- _Charts and diagrams as code_:
* START *

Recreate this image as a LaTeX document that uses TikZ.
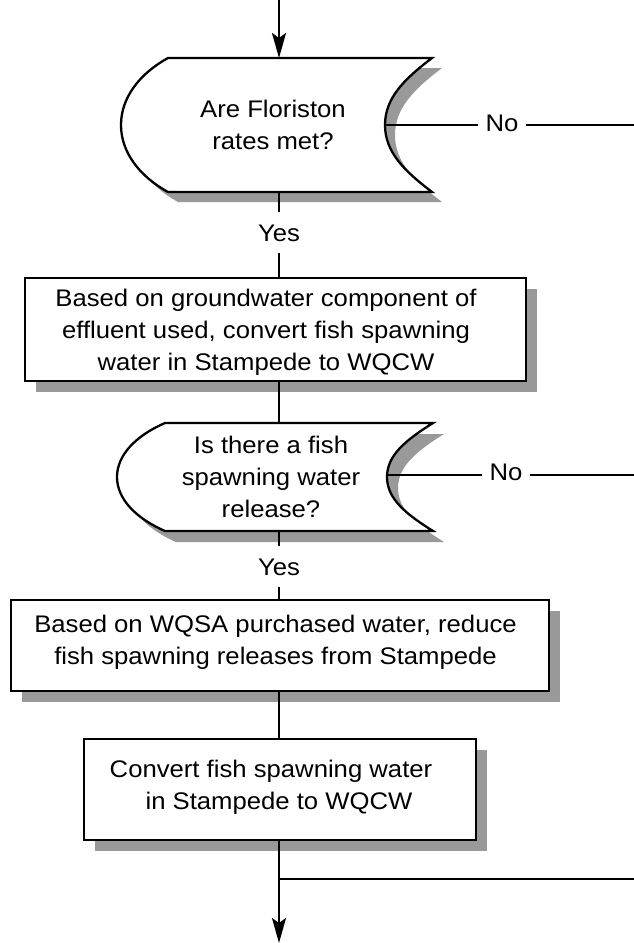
\documentclass[tikz,border=0pt]{standalone}
\usepackage{fontspec}
\setmainfont{Liberation Sans}[FakeStretch=1.07]
\usetikzlibrary{arrows.meta,shadows}

\definecolor{shadowgray}{HTML}{999999}

% Decision outline: #1 left bulge x, #2 left corner x, #3 right corner x,
% #4 inner (concave) x, #5 top y, #6 bottom y
\newcommand\decpath[6]{%
  (#2,#5) -- (#3,#5)
  .. controls ({#3-0.6*(#3-#4)},{#5+0.16*(#6-#5)}) and (#4,{#5+0.3*(#6-#5)}) .. (#4,{(#5+#6)/2})
  .. controls (#4,{#6-0.3*(#6-#5)}) and ({#3-0.6*(#3-#4)},{#6-0.16*(#6-#5)}) .. (#3,#6)
  -- (#2,#6)
  .. controls ({#2-0.62*(#2-#1)},{#6-0.12*(#6-#5)}) and (#1,{#6-0.3*(#6-#5)}) .. (#1,{(#5+#6)/2})
  .. controls (#1,{#5+0.3*(#6-#5)}) and ({#2-0.62*(#2-#1)},{#5+0.12*(#6-#5)}) .. cycle}

\tikzset{
  txt/.style={font=\fontsize{24}{32}\selectfont, align=center, inner sep=0pt},
  procbox/.style={draw=black, line width=2.6pt, fill=white,
    general shadow={fill=shadowgray, shadow xshift=11pt, shadow yshift=-11pt},
    inner sep=0pt},
  decline/.style={draw=black, line width=2.3pt, fill=white},
  decshadow/.style={fill=shadowgray},
  flow/.style={line width=2.5pt},
  arrowflow/.style={flow, -{Stealth[length=25pt,width=14pt,inset=5pt]}},
  yeslbl/.style={font=\fontsize{24}{32}\selectfont, text height=17.2pt, text depth=0pt,
    inner xsep=2pt, inner ysep=12pt},
  nolbl/.style={font=\fontsize{24}{32}\selectfont, text height=17.2pt, text depth=0pt,
    inner xsep=7pt, inner ysep=2pt},
}

\begin{document}
\begin{tikzpicture}[x=1pt,y=-1pt]
\useasboundingbox (0,0) rectangle (634,943);

% ---- decision 1 ----
\fill[decshadow, shift={(10,10)}] \decpath{121}{168}{432}{385}{58}{192};
\draw[decline] \decpath{121}{168}{432}{385}{58}{192};
\node[minimum width=311pt, minimum height=134pt, inner sep=0pt] (d1) at (276.5,125) {};
\node[txt] (d1t) at (273,125) {Are Floriston\\rates met?};
\coordinate (d1top) at (279,58);
\coordinate (d1bot) at (279,192);
\coordinate (d1east) at (385,125);

% ---- process box 1 ----
\node[procbox, minimum width=501pt, minimum height=103pt] (b1) at (275.5,329.5) {};
\node[txt] (b1t) at (266,332) {Based on groundwater component of\\effluent used, convert fish spawning\\water in Stampede to WQCW};

% ---- decision 2 ----
\fill[decshadow, shift={(11,11)}] \decpath{117}{165}{433}{387}{423}{531};
\draw[decline] \decpath{117}{165}{433}{387}{423}{531};
\node[minimum width=316pt, minimum height=108pt, inner sep=0pt] (d2) at (275,477) {};
\node[txt] (d2t) at (271,476.5) {Is there a fish\\spawning water\\release?};
\coordinate (d2top) at (279,423);
\coordinate (d2bot) at (279,531);
\coordinate (d2east) at (387,475);

% ---- process box 2 ----
\node[procbox, minimum width=538pt, minimum height=91pt] (b2) at (280,645.5) {};
\node[txt] (b2t) at (275.5,642) {Based on WQSA purchased water, reduce\\fish spawning releases from Stampede};

% ---- process box 3 ----
\node[procbox, minimum width=392pt, minimum height=101pt] (b3) at (280,789.5) {};
\node[txt] (b3t) at (271,787) {Convert fish spawning water\\\hspace*{16pt}in Stampede to WQCW};

% ---- labels ----
\node[yeslbl] (y1) at (279,232.5) {Yes};
\node[yeslbl] (y2) at (279,566.5) {Yes};
\node[nolbl] (n1) at (502,123) {No};
\node[nolbl] (n2) at (506,472) {No};

% ---- free ends ----
\coordinate (start) at (279,0);
\coordinate (finish) at (279,943);
\coordinate (e1) at (634,125);
\coordinate (e2) at (634,475);
\coordinate (j) at (279,879);
\coordinate (e3) at (634,879);

% ---- connectors ----
\draw[arrowflow] (start) -- (d1top);
\draw[flow] (d1bot) -- (y1.north);
\draw[flow] (y1.south) -- (y1.south |- b1.north);
\draw[flow] (b1.south -| d1bot) -- (d2top);
\draw[flow] (d2bot) -- (y2.north);
\draw[flow] (y2.south) -- (y2.south |- b2.north);
\draw[flow] (b2.south -| d1bot) -- (b3.north -| d1bot);
\draw[arrowflow] (b3.south -| d1bot) -- (finish);
\draw[flow] (j) -- (e3);
\draw[flow] (d1east) -- (n1.west |- d1east);
\draw[flow] (n1.east |- e1) -- (e1);
\draw[flow] (d2east) -- (n2.west |- d2east);
\draw[flow] (n2.east |- e2) -- (e2);
\end{tikzpicture}
\end{document}
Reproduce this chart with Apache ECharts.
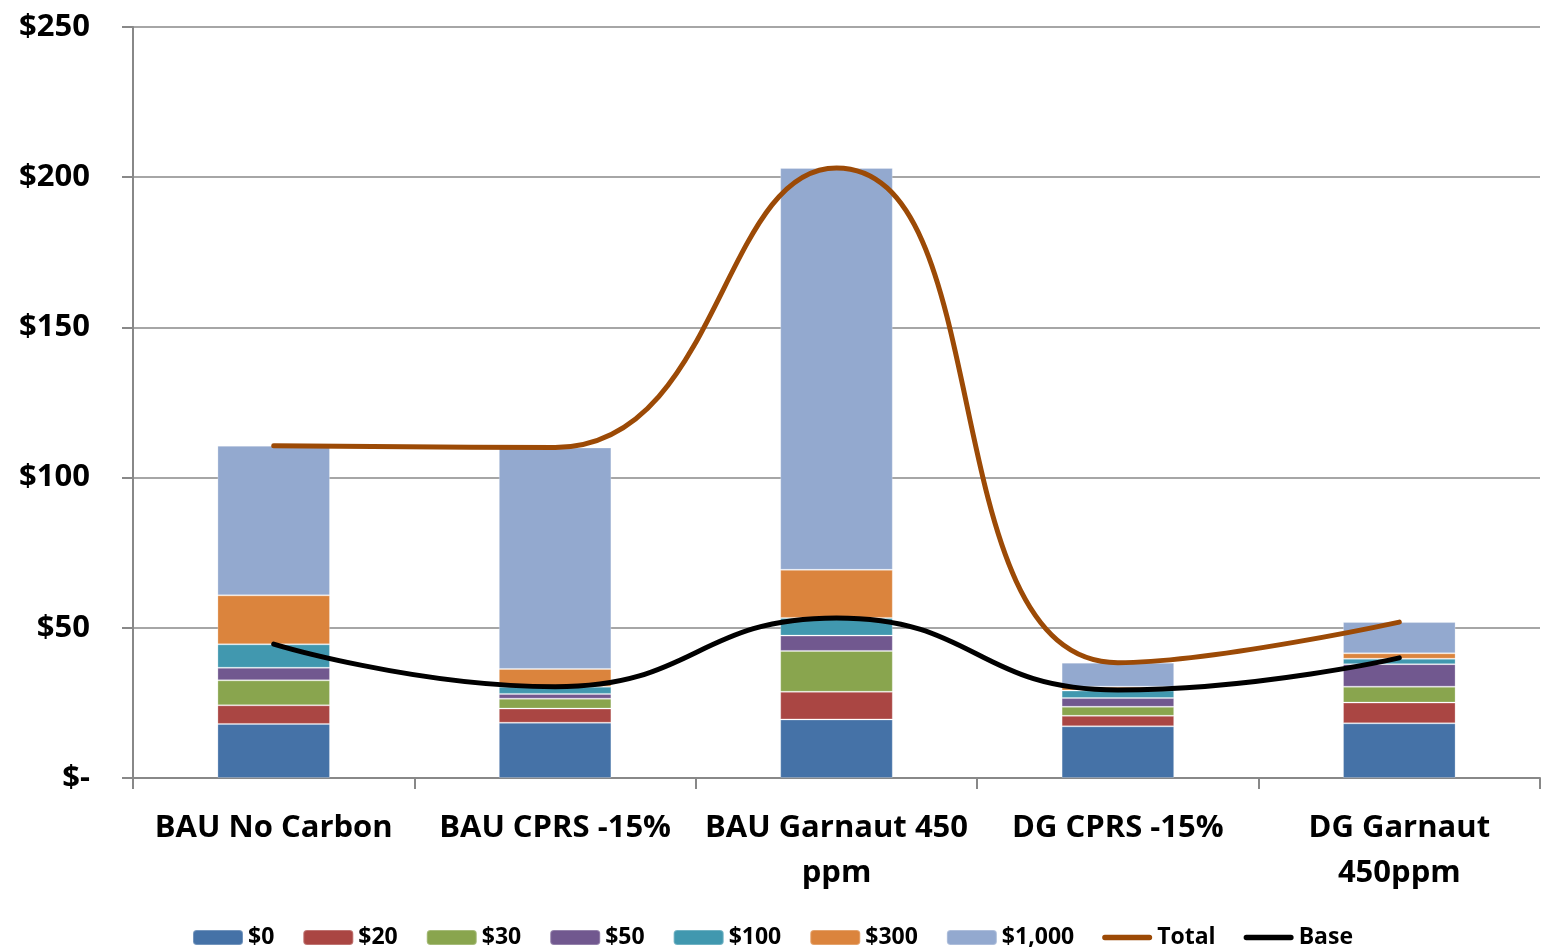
<!DOCTYPE html>
<html>
<head>
<meta charset="utf-8">
<script src="https://cdn.jsdelivr.net/npm/echarts@6/dist/echarts.min.js"></script>
<style>
  html, body { margin: 0; padding: 0; background: #fff; }
  #chart { width: 1545px; height: 948px; }
</style>
</head>
<body>
<div id="chart"></div>
<script>
// categories
const categories = ['BAU No Carbon', 'BAU CPRS -15%', 'BAU Garnaut 450\nppm', 'DG CPRS -15%', 'DG Garnaut\n450ppm']

// stacked segments
const s0    = [18.0, 18.4, 19.5, 17.2, 18.2]
const s20   = [6.2, 4.7, 9.2, 3.5, 6.9]
const s30   = [8.3, 3.3, 13.6, 3.0, 5.3]
const s50   = [4.2, 1.6, 5.1, 2.9, 7.5]
const s100  = [7.8, 2.4, 5.9, 2.5, 1.8]
const s300  = [16.3, 5.9, 16.0, 1.3, 1.8]
const s1000 = [49.8, 73.7, 133.8, 8.0, 10.4]

// lines
const total = [110.6, 110.0, 203.1, 38.4, 51.9]
const base  = [44.6, 30.4, 53.3, 29.3, 40.0]

const yTicks = { 0: '$-', 50: '$50', 100: '$100', 150: '$150', 200: '$200', 250: '$250' }

const FONT = 'Open Sans'
const LINE_ICON = 'path://M3,0 L53,0 A3,3 0 0 1 53,6 L3,6 A3,3 0 0 1 3,0 Z'

const barSeries = [
  ['$0', s0, '#4572A7'],
  ['$20', s20, '#AA4643'],
  ['$30', s30, '#89A54E'],
  ['$50', s50, '#71588F'],
  ['$100', s100, '#4198AF'],
  ['$300', s300, '#DB843D'],
  ['$1,000', s1000, '#93A9CF']
].map(([name, data, color]) => ({
  name,
  type: 'bar',
  stack: 'cost',
  barWidth: '40%',
  data,
  itemStyle: { color, borderColor: 'rgba(255,255,255,0.25)', borderWidth: 1 },
  emphasis: { disabled: true }
}))

const chart = echarts.init(document.getElementById('chart'))

const option = {
  animation: false,
  backgroundColor: '#fff',
  textStyle: { fontFamily: FONT },
  grid: { left: 133, right: 5, top: 27, bottom: 170 },
  legend: {
    top: 921,
    left: 'center',
    itemWidth: 50,
    itemHeight: 15,
    itemGap: 28,
    symbolKeepAspect: true,
    textStyle: { fontFamily: FONT, fontWeight: 'bold', fontSize: 23, color: '#000' },
    data: ['$0', '$20', '$30', '$50', '$100', '$300', '$1,000',
      { name: 'Total', icon: LINE_ICON },
      { name: 'Base', icon: LINE_ICON }]
  },
  xAxis: {
    type: 'category',
    data: categories,
    axisLine: { lineStyle: { color: '#888', width: 2 } },
    axisTick: { show: true, length: 11, lineStyle: { color: '#888', width: 2 } },
    axisLabel: {
      margin: 28,
      fontFamily: FONT,
      fontWeight: 'bold',
      fontSize: 31,
      color: '#000',
      lineHeight: 45,
      interval: 0
    }
  },
  yAxis: {
    type: 'value',
    min: 0,
    max: 250,
    interval: 50,
    axisLine: { show: true, lineStyle: { color: '#888', width: 2 } },
    axisTick: { show: true, length: 11, lineStyle: { color: '#888', width: 2 } },
    splitLine: { lineStyle: { color: '#888', width: 1.5 } },
    axisLabel: {
      margin: 43,
      fontFamily: FONT,
      fontWeight: 'bold',
      fontSize: 31,
      color: '#000',
      formatter: v => yTicks[v]
    }
  },
  series: [
    ...barSeries,
    {
      name: 'Total',
      type: 'line',
      data: total,
      smooth: 0.5,
      symbol: 'none',
      lineStyle: { color: '#9C4A06', width: 5, cap: 'round' },
      itemStyle: { color: '#9C4A06' },
      z: 5
    },
    {
      name: 'Base',
      type: 'line',
      data: base,
      smooth: 0.5,
      symbol: 'none',
      lineStyle: { color: '#000', width: 5, cap: 'round' },
      itemStyle: { color: '#000' },
      z: 6
    }
  ]
}

chart.setOption(option)
</script>
</body>
</html>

* END *

- _Work to be completed_:
Copy exactly the material above from the line with "Reproduce this chart with Apache ECharts." to the line with "const chart = echarts.init(document.getElementById('chart'))", ends included, and nothing else. Leave out any picture.

- _In response_:
Reproduce this chart with Apache ECharts.
<!DOCTYPE html>
<html>
<head>
<meta charset="utf-8">
<script src="https://cdn.jsdelivr.net/npm/echarts@6/dist/echarts.min.js"></script>
<style>
  html, body { margin: 0; padding: 0; background: #fff; }
  #chart { width: 1545px; height: 948px; }
</style>
</head>
<body>
<div id="chart"></div>
<script>
// categories
const categories = ['BAU No Carbon', 'BAU CPRS -15%', 'BAU Garnaut 450\nppm', 'DG CPRS -15%', 'DG Garnaut\n450ppm']

// stacked segments
const s0    = [18.0, 18.4, 19.5, 17.2, 18.2]
const s20   = [6.2, 4.7, 9.2, 3.5, 6.9]
const s30   = [8.3, 3.3, 13.6, 3.0, 5.3]
const s50   = [4.2, 1.6, 5.1, 2.9, 7.5]
const s100  = [7.8, 2.4, 5.9, 2.5, 1.8]
const s300  = [16.3, 5.9, 16.0, 1.3, 1.8]
const s1000 = [49.8, 73.7, 133.8, 8.0, 10.4]

// lines
const total = [110.6, 110.0, 203.1, 38.4, 51.9]
const base  = [44.6, 30.4, 53.3, 29.3, 40.0]

const yTicks = { 0: '$-', 50: '$50', 100: '$100', 150: '$150', 200: '$200', 250: '$250' }

const FONT = 'Open Sans'
const LINE_ICON = 'path://M3,0 L53,0 A3,3 0 0 1 53,6 L3,6 A3,3 0 0 1 3,0 Z'

const barSeries = [
  ['$0', s0, '#4572A7'],
  ['$20', s20, '#AA4643'],
  ['$30', s30, '#89A54E'],
  ['$50', s50, '#71588F'],
  ['$100', s100, '#4198AF'],
  ['$300', s300, '#DB843D'],
  ['$1,000', s1000, '#93A9CF']
].map(([name, data, color]) => ({
  name,
  type: 'bar',
  stack: 'cost',
  barWidth: '40%',
  data,
  itemStyle: { color, borderColor: 'rgba(255,255,255,0.25)', borderWidth: 1 },
  emphasis: { disabled: true }
}))

const chart = echarts.init(document.getElementById('chart'))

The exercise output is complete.